Neill began work on Night Science in late 2007. "The process of the recording happened on several levels simultaneously," Neill explains. "The first layer was developing beats and bass lines in Logic Pro, then exporting those elements to Ableton Live so I could improvise with them from the mutantrumpet.

"Then I spent a lot of time programming the live performance setup, including the live sampling and processing of the acoustic trumpet sound, which is another improvised element, and all of the MIDI controller routings from the mutantrumpet. Finally, I would record my performances back into Logic and then tweak the results. These things were all happening together. It was a process of building up the set, and as I made the recordings I was also playing out, trying things to see how they felt live. Toward the end of the process, my long time production partner, Eric Calvi, came in to help engineer some of the final production and mixing."

Once recording was complete, Neill looked to the label he had long been a fan of, understanding how Night Science would fit with Thirsty Ear's groundbreaking back catalog. Neill's mutantrumpet has appeared on records from a number of Thirsty Ear artists like DJ Spooky, on Riddim Warfare (Outpost, 1998), and live with Nils Petter Molvaer, Vernon Reid and others. Those artists' shapeshifting combinations of electronica and jazz drew him to want to be a part their "tribe." So he approached the label with his latest, Night Science.

Beyond the Thirsty Ear sound, Neill says Night Science was largely inspired by New York's Dub War scene and the rich textures of DJ music internationally. "After Automotive, my last release on Six Degrees in 2002 [compiling music Neill recorded for a series of Volkswagen commercials], it felt like the whole electronic music scene really plummeted. I think there were a lot of reasons for that ... but when I walked into Dub War I felt the energy of electronic music in New York in a way that seemed to have disappeared—it was amazing, and I immersed myself in dubstep from that time forward."

Since discovering the scene in 2007, Neill has been asked to perform with Dub War DJs and repent in close contact and cahoots with other illbient veterans like Badawi and the aforementioned Spooky. "Dubstep is very much related to other styles of electronic music that I'd been doing for years: drum and bass, breakbeat, trip hop, and dub. ... It was a very natural progression," Neill says. Indeed, Neill's older records, like the breakbeat-heavy Triptycal (Polygram, 1996), reflect the electronic music scene of the time. Like the genre itself, Neill's music has evolved to include the grimier "riddims" of UK dubstep.

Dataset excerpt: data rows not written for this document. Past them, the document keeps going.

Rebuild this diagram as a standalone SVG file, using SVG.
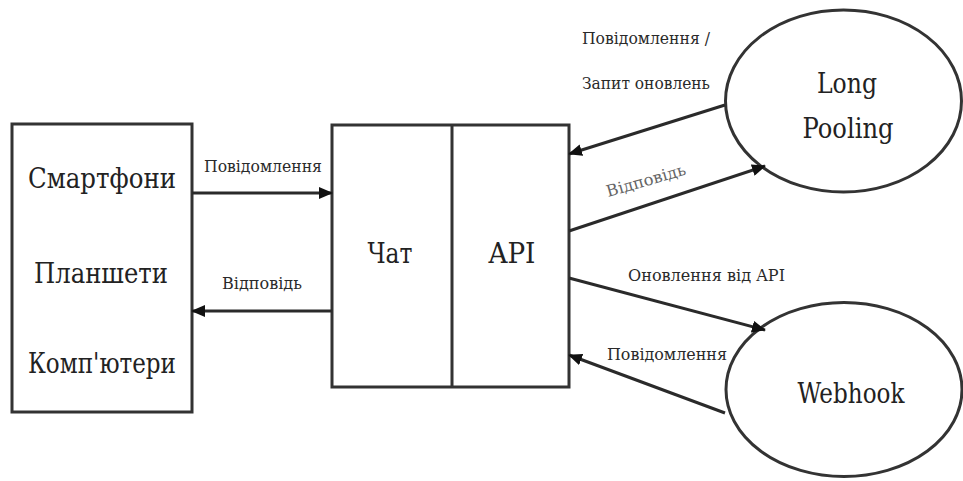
<svg xmlns="http://www.w3.org/2000/svg" width="963" height="481" viewBox="0 0 963 481">
  <style>
    .box { fill: #fff; stroke: #333; stroke-width: 3; }
    .edge { fill: none; stroke: #2a2a2a; stroke-width: 3; }
    .big { font-family: 'DejaVu Serif', 'Liberation Serif', serif; font-size: 27px; fill: #222; text-anchor: middle; }
    .small { font-family: 'DejaVu Serif', 'Liberation Serif', serif; font-size: 16px; fill: #2a2a2a; }
  </style>
  <defs>
    <marker id="arrow" viewBox="0 0 14 12" refX="13" refY="6" markerWidth="14" markerHeight="12" markerUnits="userSpaceOnUse" orient="auto">
      <path d="M0,0 L14,6 L0,12 Z" fill="#111"/>
    </marker>
  </defs>
  <rect width="963" height="481" fill="#fff"/>

  <g id="devices">
    <rect class="box" x="12" y="124" width="180" height="288"/>
    <text class="big" x="102" y="188" textLength="148" lengthAdjust="spacingAndGlyphs">Смартфони</text>
    <text class="big" x="101" y="283" textLength="134" lengthAdjust="spacingAndGlyphs">Планшети</text>
    <text class="big" x="102" y="373" textLength="148" lengthAdjust="spacingAndGlyphs">Комп'ютери</text>
  </g>

  <g id="chat-api">
    <rect class="box" x="332" y="125" width="237" height="262"/>
    <line class="box" x1="452" y1="125" x2="452" y2="387"/>
    <text class="big" x="390" y="263" textLength="45" lengthAdjust="spacingAndGlyphs">Чат</text>
    <text class="big" x="512" y="263" textLength="47" lengthAdjust="spacingAndGlyphs">API</text>
  </g>

  <g id="long-pooling">
    <ellipse class="box" cx="843.5" cy="101" rx="118" ry="91"/>
    <text class="big" x="847" y="93" textLength="60" lengthAdjust="spacingAndGlyphs">Long</text>
    <text class="big" x="848" y="138" textLength="91" lengthAdjust="spacingAndGlyphs">Pooling</text>
  </g>

  <g id="webhook">
    <ellipse class="box" cx="844" cy="389.5" rx="118" ry="87"/>
    <text class="big" x="851" y="403" textLength="107" lengthAdjust="spacingAndGlyphs">Webhook</text>
  </g>

  <g id="connectors">
    <line class="edge" x1="192" y1="193" x2="332" y2="193" marker-end="url(#arrow)"/>
    <line class="edge" x1="332" y1="311" x2="192" y2="311" marker-end="url(#arrow)"/>
    <line class="edge" x1="725" y1="105" x2="569" y2="154" marker-end="url(#arrow)"/>
    <line class="edge" x1="569" y1="231" x2="765" y2="166" marker-end="url(#arrow)"/>
    <line class="edge" x1="569" y1="278" x2="765" y2="330" marker-end="url(#arrow)"/>
    <line class="edge" x1="725" y1="413" x2="569" y2="355" marker-end="url(#arrow)"/>

    <text class="small" x="204" y="172" textLength="118" lengthAdjust="spacingAndGlyphs">Повідомлення</text>
    <text class="small" x="222" y="289" textLength="80" lengthAdjust="spacingAndGlyphs">Відповідь</text>
    <text class="small" x="582" y="44" textLength="128" lengthAdjust="spacingAndGlyphs">Повідомлення /</text>
    <text class="small" x="582" y="89" textLength="128" lengthAdjust="spacingAndGlyphs">Запит оновлень</text>
    <text class="small" x="0" y="0" textLength="82" lengthAdjust="spacingAndGlyphs" transform="translate(608,197) rotate(-16)" style="fill:#666">Відповідь</text>
    <text class="small" x="628" y="281" textLength="157" lengthAdjust="spacingAndGlyphs">Оновлення від API</text>
    <text class="small" x="607" y="360" textLength="120" lengthAdjust="spacingAndGlyphs">Повідомлення</text>
  </g>
</svg>
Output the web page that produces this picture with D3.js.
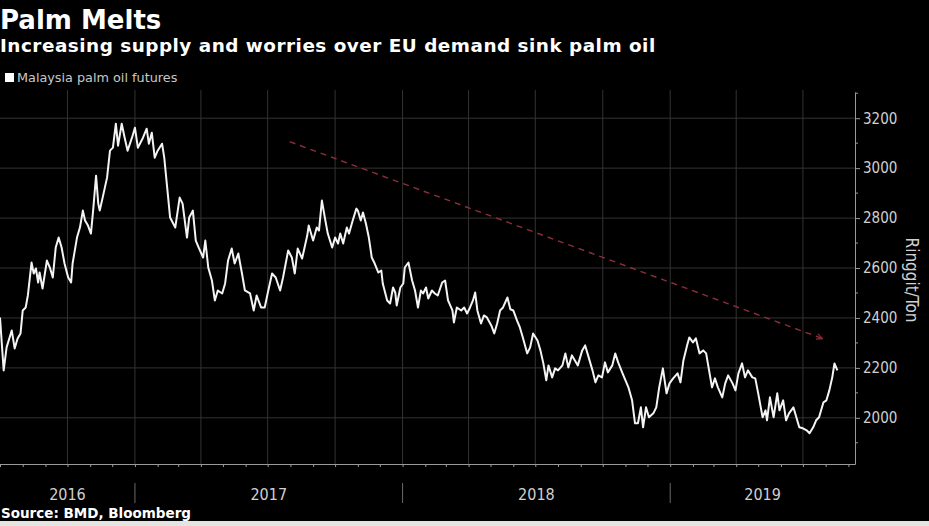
<!DOCTYPE html>
<html>
<head>
<meta charset="utf-8">
<script src="https://cdn.jsdelivr.net/npm/d3@7"></script>
<style>
  body { margin:0; background:#000; }
  svg { display:block; }
  .grid line { stroke:#333; stroke-width:1; }
  .grid path { display:none; }
  .axis path, .axis line { stroke:#9a9a9a; }
  .axis text { fill:#d0d0d0; font-family:"Liberation Sans Narrow","DejaVu Sans Condensed","Liberation Sans",sans-serif; }
</style>
</head>
<body>
<svg id="chart" width="929" height="526"></svg>
<script>
// Malaysia palm oil futures (ringgit/ton)
const dates = [
 "2016-07-01","2016-07-06","2016-07-10","2016-07-17","2016-07-21","2016-07-25","2016-07-29","2016-08-01","2016-08-05","2016-08-08",
 "2016-08-13","2016-08-16","2016-08-19","2016-08-22","2016-08-24","2016-08-28","2016-09-03","2016-09-07","2016-09-11","2016-09-15",
 "2016-09-19","2016-09-23","2016-09-27","2016-10-02","2016-10-06","2016-10-08","2016-10-14","2016-10-18","2016-10-22","2016-10-25",
 "2016-10-29","2016-11-02","2016-11-05","2016-11-09","2016-11-12","2016-11-14","2016-11-18","2016-11-24","2016-11-28","2016-12-02",
 "2016-12-06","2016-12-09","2016-12-14","2016-12-18","2016-12-22","2016-12-28","2017-01-01","2017-01-05","2017-01-12","2017-01-17",
 "2017-01-20","2017-01-24","2017-01-28","2017-02-01","2017-02-07","2017-02-10","2017-02-14","2017-02-18","2017-02-25","2017-03-03",
 "2017-03-07","2017-03-13","2017-03-16","2017-03-21","2017-03-25","2017-03-29","2017-04-04","2017-04-07","2017-04-11","2017-04-16",
 "2017-04-20","2017-04-24","2017-04-30","2017-05-04","2017-05-08","2017-05-13","2017-05-17","2017-05-22","2017-05-27","2017-05-31",
 "2017-06-07","2017-06-12","2017-06-16","2017-06-22","2017-06-27","2017-07-01","2017-07-07","2017-07-12","2017-07-18","2017-07-22",
 "2017-07-29","2017-08-03","2017-08-07","2017-08-11","2017-08-17","2017-08-24","2017-08-26","2017-09-01","2017-09-06","2017-09-09",
 "2017-09-13","2017-09-17","2017-09-21","2017-09-27","2017-10-01","2017-10-05","2017-10-08","2017-10-12","2017-10-17","2017-10-20",
 "2017-10-25","2017-10-30","2017-11-01","2017-11-05","2017-11-08","2017-11-12","2017-11-16","2017-11-20","2017-11-24","2017-11-29",
 "2017-12-03","2017-12-05","2017-12-11","2017-12-15","2017-12-19","2017-12-22","2017-12-24","2017-12-29","2018-01-02","2018-01-04",
 "2018-01-09","2018-01-14","2018-01-18","2018-01-22","2018-01-26","2018-01-29","2018-02-02","2018-02-05","2018-02-10","2018-02-14",
 "2018-02-18","2018-02-24","2018-02-28","2018-03-04","2018-03-10","2018-03-12","2018-03-16","2018-03-22","2018-03-26","2018-03-30",
 "2018-04-03","2018-04-07","2018-04-10","2018-04-13","2018-04-18","2018-04-22","2018-04-26","2018-05-02","2018-05-06","2018-05-10",
 "2018-05-14","2018-05-18","2018-05-24","2018-05-28","2018-06-01","2018-06-06","2018-06-10","2018-06-14","2018-06-20","2018-06-24",
 "2018-06-28","2018-07-04","2018-07-08","2018-07-12","2018-07-16","2018-07-19","2018-07-24","2018-07-28","2018-08-01","2018-08-07",
 "2018-08-11","2018-08-15","2018-08-20","2018-08-24","2018-08-28","2018-09-03","2018-09-07","2018-09-11","2018-09-17","2018-09-21",
 "2018-09-25","2018-09-30","2018-10-04","2018-10-08","2018-10-14","2018-10-18","2018-10-22","2018-10-28","2018-11-01","2018-11-05",
 "2018-11-10","2018-11-14","2018-11-18","2018-11-22","2018-11-25","2018-11-29","2018-12-03","2018-12-09","2018-12-13","2018-12-17",
 "2018-12-22","2018-12-27","2018-12-31","2019-01-05","2019-01-11","2019-01-15","2019-01-19","2019-01-24","2019-01-27","2019-02-01",
 "2019-02-05","2019-02-10","2019-02-15","2019-02-19","2019-02-23","2019-02-27","2019-03-03","2019-03-07","2019-03-13","2019-03-17",
 "2019-03-21","2019-03-27","2019-03-31","2019-04-04","2019-04-09","2019-04-13","2019-04-17","2019-04-23","2019-04-27","2019-05-01",
 "2019-05-07","2019-05-11","2019-05-13","2019-05-17","2019-05-22","2019-05-27","2019-05-30","2019-06-04","2019-06-08","2019-06-12",
 "2019-06-18","2019-06-22","2019-06-26","2019-07-01","2019-07-06","2019-07-10","2019-07-15","2019-07-19","2019-07-23","2019-07-29",
 "2019-08-02","2019-08-06","2019-08-10","2019-08-13","2019-08-17"
];
const prices = [
 2402,2190,2282,2350,2278,2318,2338,2430,2442,2490,
 2622,2578,2598,2542,2582,2518,2630,2602,2562,2682,
 2722,2682,2618,2562,2542,2618,2722,2762,2830,2790,
 2770,2738,2830,2970,2858,2830,2882,2962,3070,3082,
 3178,3090,3178,3122,3070,3122,3162,3082,3122,3158,
 3098,3142,3042,3070,3098,3042,2922,2802,2762,2882,
 2858,2722,2802,2830,2710,2682,2642,2710,2602,2550,
 2470,2510,2498,2538,2630,2678,2618,2658,2578,2510,
 2498,2430,2490,2442,2442,2498,2578,2562,2510,2562,
 2670,2642,2578,2678,2638,2730,2770,2710,2762,2750,
 2870,2802,2738,2682,2722,2698,2738,2698,2762,2738,
 2790,2838,2830,2790,2822,2778,2722,2642,2618,2582,
 2590,2538,2470,2458,2522,2502,2450,2522,2538,2602,
 2622,2550,2510,2442,2510,2498,2522,2478,2510,2498,
 2490,2542,2550,2470,2430,2382,2442,2430,2442,2418,
 2442,2470,2502,2430,2378,2410,2402,2370,2338,2378,
 2430,2442,2482,2435,2430,2390,2362,2322,2258,2282,
 2338,2310,2270,2218,2150,2210,2162,2198,2190,2210,
 2258,2202,2250,2230,2210,2270,2290,2250,2190,2142,
 2170,2162,2222,2182,2210,2258,2222,2178,2150,2122,
 2070,1978,1978,2042,1962,2042,2002,2018,2042,2122,
 2198,2098,2138,2158,2178,2142,2230,2290,2322,2302,
 2318,2258,2270,2258,2190,2122,2158,2122,2082,2138,
 2170,2138,2110,2178,2218,2162,2190,2162,2158,2098,
 2002,2030,1990,2082,2002,2098,2030,2070,1990,2018,
 2042,2002,1962,1958,1950,1938,1962,1990,2002,2062,
 2070,2110,2162,2218,2190
];
const yTicks = [2000, 2200, 2400, 2600, 2800, 3000, 3200];
const yMinorTicks = [1900, 2100, 2300, 2500, 2700, 2900, 3100, 3300];
const yearLabels = ["2016", "2017", "2018", "2019"];
// dashed downtrend arrow: [date, price] at each end
const trendArrow = [["2017-07-31", 3106], ["2019-07-27", 2318]];

const parseDate = d3.timeParse("%Y-%m-%d");
const series = dates.map((d, i) => ({date: parseDate(d), value: prices[i]}));

const svg = d3.select("#chart");
const plot = {left: 0, right: 855, top: 92, bottom: 464};

const xScale = d3.scaleTime()
    .domain([parseDate("2016-07-01"), parseDate("2019-09-10")])
    .range([plot.left, plot.right]);
const yScale = d3.scaleLinear()
    .domain([1815, 3305])
    .range([plot.bottom, plot.top]);

svg.append("rect").attr("width", 929).attr("height", 526).attr("fill", "#000");
svg.append("rect").attr("y", 521).attr("width", 929).attr("height", 5).attr("fill", "#e4e4e0");

// gridlines
const quarters = d3.timeMonth.every(3).range(parseDate("2016-08-01"), parseDate("2019-09-01"));
svg.append("g").attr("class", "grid")
    .selectAll("line").data(quarters).enter().append("line")
    .attr("x1", d => xScale(d)).attr("x2", d => xScale(d))
    .attr("y1", 90).attr("y2", plot.bottom);
svg.append("g").attr("class", "grid")
    .selectAll("line").data(yTicks).enter().append("line")
    .attr("x1", plot.left).attr("x2", plot.right)
    .attr("y1", d => yScale(d)).attr("y2", d => yScale(d));

// trend arrow
svg.append("defs").append("marker")
    .attr("id", "head").attr("viewBox", "0 0 10 10")
    .attr("refX", 8).attr("refY", 5)
    .attr("markerWidth", 5).attr("markerHeight", 5)
    .attr("orient", "auto")
    .append("path").attr("d", "M0,1 L9,5 L0,9").attr("fill", "none")
    .attr("stroke", "#8c2f3a").attr("stroke-width", 1.6);
svg.append("line")
    .attr("x1", xScale(parseDate(trendArrow[0][0]))).attr("y1", yScale(trendArrow[0][1]))
    .attr("x2", xScale(parseDate(trendArrow[1][0]))).attr("y2", yScale(trendArrow[1][1]))
    .attr("stroke", "#8c2f3a").attr("stroke-width", 1.4)
    .attr("stroke-dasharray", "6,5")
    .attr("marker-end", "url(#head)");

// price line
const lineData = d3.line()
    .curve(d3.curveLinear)
    .x(d => xScale(d.date))
    .y(d => yScale(d.value));
svg.append("path")
    .datum(series)
    .attr("d", lineData)
    .attr("fill", "none")
    .attr("stroke", "#f4f4f4")
    .attr("stroke-width", 2)
    .attr("stroke-linejoin", "round");

// right axis
const yAxis = svg.append("g").attr("class", "axis")
    .attr("transform", "translate(" + plot.right + ",0)")
    .call(d3.axisRight(yScale).tickValues(yTicks).tickFormat(d3.format("d"))
        .tickSize(5).tickSizeOuter(0).tickPadding(3));
yAxis.selectAll("text").style("font-size", "15px");
yAxis.selectAll(".minor").data(yMinorTicks.filter(d => yScale(d) > plot.top)).enter()
    .append("line").attr("class", "minor")
    .attr("x1", 0).attr("x2", 3)
    .attr("y1", d => yScale(d)).attr("y2", d => yScale(d));

svg.append("text")
    .attr("transform", "translate(906,280) rotate(90)")
    .attr("text-anchor", "middle")
    .attr("fill", "#d0d0d0")
    .style("font-family", "'DejaVu Sans Condensed','DejaVu Sans',sans-serif")
    .style("font-size", "17px")
    .text("Ringgit/Ton");

// bottom axis: monthly ticks, year separators, year labels
svg.append("g").attr("class", "axis")
    .attr("transform", "translate(0," + plot.bottom + ")")
    .call(d3.axisBottom(xScale).ticks(d3.timeMonth.every(1)).tickSize(3).tickSizeOuter(0).tickFormat(""));

const years = yearLabels.map(y => parseDate(y + "-01-01"));
svg.selectAll(".yearSep").data(years.slice(1)).enter()
    .append("line").attr("class", "yearSep")
    .attr("x1", d => xScale(d)).attr("x2", d => xScale(d))
    .attr("y1", 483).attr("y2", 503)
    .attr("stroke", "#6a6a6a");
svg.selectAll(".yearLabel").data(years).enter()
    .append("text").attr("class", "yearLabel")
    .attr("x", d => {
        const a = Math.max(xScale(d), plot.left);
        const b = Math.min(xScale(d3.timeYear.offset(d, 1)), plot.right);
        return (a + b) / 2;
    })
    .attr("y", 500)
    .attr("text-anchor", "middle")
    .attr("fill", "#d0d0d0")
    .style("font-family", "'Liberation Sans Narrow','DejaVu Sans Condensed',sans-serif")
    .style("font-size", "16px")
    .text((d, i) => yearLabels[i]);

// titles, legend, source
svg.append("text").attr("x", 0).attr("y", 29)
    .attr("fill", "#fff").style("font-family", "'DejaVu Sans',sans-serif")
    .style("font-weight", "bold").style("font-size", "26px")
    .text("Palm Melts");
svg.append("text").attr("x", 0).attr("y", 52)
    .attr("fill", "#fff").style("font-family", "'DejaVu Sans',sans-serif")
    .style("font-weight", "bold").style("font-size", "18.4px")
    .style("letter-spacing", "0.5px")
    .text("Increasing supply and worries over EU demand sink palm oil");
svg.append("rect").attr("x", 5).attr("y", 73).attr("width", 9).attr("height", 9).attr("fill", "#fff");
svg.append("text").attr("x", 17).attr("y", 82)
    .attr("fill", "#c8c8c8").style("font-family", "'DejaVu Sans',sans-serif")
    .style("font-size", "12.8px")
    .text("Malaysia palm oil futures");
svg.append("text").attr("x", 1).attr("y", 518)
    .attr("fill", "#fff").style("font-family", "'DejaVu Sans',sans-serif")
    .style("font-weight", "bold").style("font-size", "13.5px")
    .text("Source: BMD, Bloomberg");
</script>
</body>
</html>
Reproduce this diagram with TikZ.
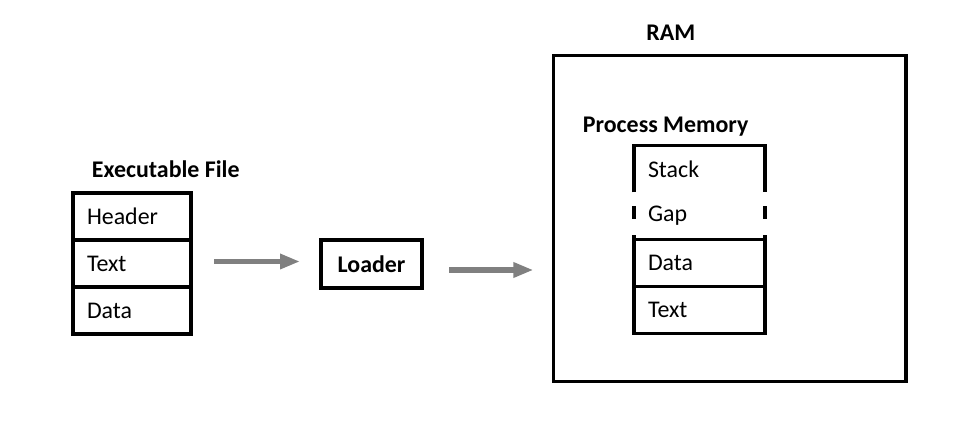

Crank up the bass to nose-twitching levels and you've got some of the finest dubstep this side of the UK—speaker wobbling, pulsating, shake-your-insides dubstep—just toned down and dressed up for a mad classy night at a basement lounge where the drinks are pricey and the women out of your league.

"I'm very happy that progressive electronic music has come back with a vengeance," Neill says, "[but] I'm also inspired by Miles Davis, particularly his later records. He embraced electronic music and fused it with his instrumental voice. I tried to make the mutantrumpet more present on this record than some of my past albums."

The mutantrumpet, like its name would suggest, is a freak of sound—a work of heretofore unseen electro-acoustic brilliance. In Neill's words, the mutantrumpet is "an expanded acoustic instrument with three bells—two B Flat trumpet bells and a piccolo trumpet bell—instead of the normal one."